Since then, Focusrite has released numerous product lines that have gone widely commercial, including the Platinum, Saffire, Liquid, Clarrett, and of course, the Scarlett Ranges that have established Focusrite as a leader in analogue audio processors for the major consumer market.

Today, the Scarlett Range and its third generation product line dominate the interface market, but similar to the abundant chicken or garden lizard, its family tree branches out to a larger, more intimidating pedigree elsewhere in the modern world. Focusrite’s RedNet range of interfaces and preamps bear more similarities to the Studio Console than the Scarletts in both build and affordability. But much of the RedNet Range, like the RedNet MP8R preamp, is intended for larger capacity audio processing and live sound production.

Focusrite also continues to reinvent and reissue several products in the ISA Range, like the ISA 428 MKII, a mic preamp with four channels that mirrors the classic look of the ISA 110. And since acquiring Novation in 2004, Focusrite has been releasing a variety of synthesizers, keyboards, and MIDI controllers, including their own Launchpad line in 2009, further ballooning their stature as a leader in the music technology industry.

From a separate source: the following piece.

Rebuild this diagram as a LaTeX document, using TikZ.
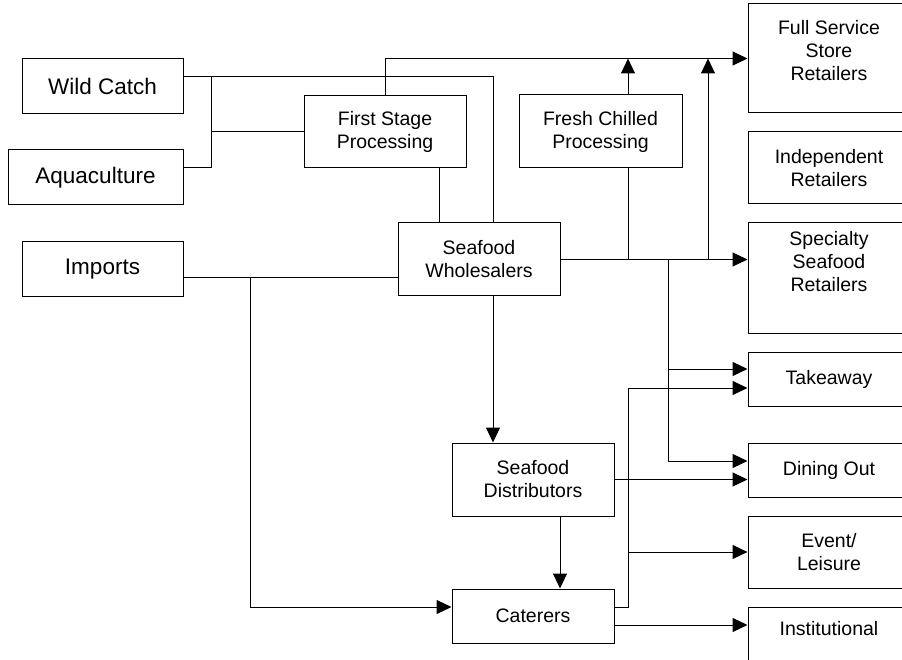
\documentclass[tikz,border=0pt]{standalone}
\usepackage{fontspec}
\setmainfont{Liberation Sans}
\usetikzlibrary{arrows.meta,positioning}

\tikzset{
  kasten/.style={draw, line width=1pt, align=center, inner sep=0pt,
    minimum width=162pt, font=\fontsize{19.5}{23}\selectfont},
  quelle/.style={kasten, minimum width=161pt, minimum height=55pt,
    font=\fontsize{22.5}{26}\selectfont},
  linie/.style={line width=1pt},
  pfeil/.style={linie, -{Triangle[length=15pt,width=14pt]}}
}

\begin{document}
\begin{tikzpicture}[x=1pt,y=-1pt]
  \useasboundingbox (0,0) rectangle (902,660);
  \clip (0,0) rectangle (902,660);

  % Herkunft
  \node[quelle] (wild) at (102.5,86.5) {Wild Catch};
  \node[quelle, minimum width=175pt] (aqua) at (95.5,177.5) {Aquaculture};
  \node[quelle] (imports) at (102.5,269.5) {Imports};

  % Verarbeitung und Handel
  \node[kasten, minimum height=72pt] (first) at (385,132) {First Stage\\Processing};
  \node[kasten, minimum width=163pt, minimum height=73pt] (fresh) at (600.5,131.5) {Fresh Chilled\\Processing};
  \node[kasten, minimum height=73pt] (whole) at (479,259.5) {Seafood\\Wholesalers};
  \node[kasten, minimum height=73pt] (distrib) at (533,479.5) {Seafood\\Distributors};
  \node[kasten, minimum height=54pt] (cater) at (533,616) {Caterers};

  % Absatzkanaele
  \node[kasten, minimum height=109pt, text depth=16pt] (full) at (829,58.5) {Full Service\\Store\\Retailers};
  \node[kasten, minimum height=72pt] (indep) at (829,168) {Independent\\Retailers};
  \node[kasten, minimum height=110pt, text depth=34pt] (spec) at (829,278) {Specialty\\Seafood\\Retailers};
  \node[kasten, minimum height=54pt] (take) at (829,379) {Takeaway};
  \node[kasten, minimum height=54pt] (dine) at (829,470) {Dining Out};
  \node[kasten, minimum height=72pt] (event) at (829,552) {Event/\\Leisure};
  \node[kasten, minimum height=72pt, text depth=30pt] (inst) at (829,643) {Institutional};

  % Knotenpunkte der Leitungen
  \coordinate (jWild) at (211,77);
  \coordinate (jFirst) at (211,132);
  \coordinate (oben1) at (628,58.5);
  \coordinate (oben2) at (708,58.5);
  \coordinate (g1) at (628,259.5);
  \coordinate (g2) at (668,259.5);
  \coordinate (g3) at (708,259.5);
  \coordinate (g4) at (668,369);
  \coordinate (g5) at (250,278);
  \coordinate (g6) at (628,552);
  \coordinate (g7) at (628,388);

  % Herkunft -> Verarbeitung
  \draw[linie] ([yshift=9.5pt]wild.east) -| ([xshift=14pt]whole.north);
  \draw[linie] ([yshift=9.5pt]aqua.east) -| (jWild);
  \draw[linie] (jFirst) -- (first.west);
  \draw[linie] ([xshift=54pt]first.south) -- ([xshift=-40pt]whole.north);
  \draw[pfeil] (first.north) |- (full.west);
  \draw[linie] ([yshift=-8.5pt]imports.east) -- ([yshift=-18.5pt]whole.west);
  \draw[pfeil] (g5) |- ([yshift=9pt]cater.west);

  % Fresh Chilled
  \draw[pfeil] ([xshift=27.5pt]fresh.north) -- (oben1);
  \draw[linie] ([xshift=27.5pt]fresh.south) -- (g1);

  % Grosshandel -> Einzelhandel und Gastronomie
  \draw[pfeil] (whole.east) -- (whole.east -| spec.west);
  \draw[pfeil] (g3) -- (oben2);
  \draw[pfeil] (g2) |- ([yshift=9pt]dine.west);
  \draw[pfeil] (g4) -- ([yshift=10pt]take.west);
  \draw[pfeil] ([xshift=14pt]whole.south) -- ([xshift=-40pt]distrib.north);

  % Distributoren und Caterer
  \draw[pfeil] (distrib.east) -- (distrib.east -| dine.west);
  \draw[pfeil] ([xshift=27pt]distrib.south) -- ([xshift=27pt]cater.north);
  \draw[pfeil] ([yshift=9pt]cater.east) -| (g7) -- ([yshift=-9pt]take.west);
  \draw[pfeil] (g6) -- (event.west);
  \draw[pfeil] ([yshift=-9pt]cater.east) -- ([yshift=18pt]inst.west);
\end{tikzpicture}
\end{document}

There’s a whole magnificent world behind the modest Scarlett 2i2 that sits on the desks of the countless thousands of home recordists worldwide. And unlike many products on the market today that took time and endless patience to prevail, Focusrite began with a cataclysmic bang, the product of two great minds with the intention of creating something entirely groundbreaking.

Though the beginning of the epoch was turbulent at times, the careful and clever guidance of Phil Dudderidge and his team have distilled greatness into something so humbly commonplace, you can find it nestled amongst the comforts of our own bedrooms, the culmination of a grand evolution lying in between your friend’s record shelf and the laundry basket.

Correction: An earlier version of this article stated that a single ISA 110 (along with a power supply and rack) would have cost $7,000 in the late 1980s. Instead, this would have been the cost for a pair of ISA 110s.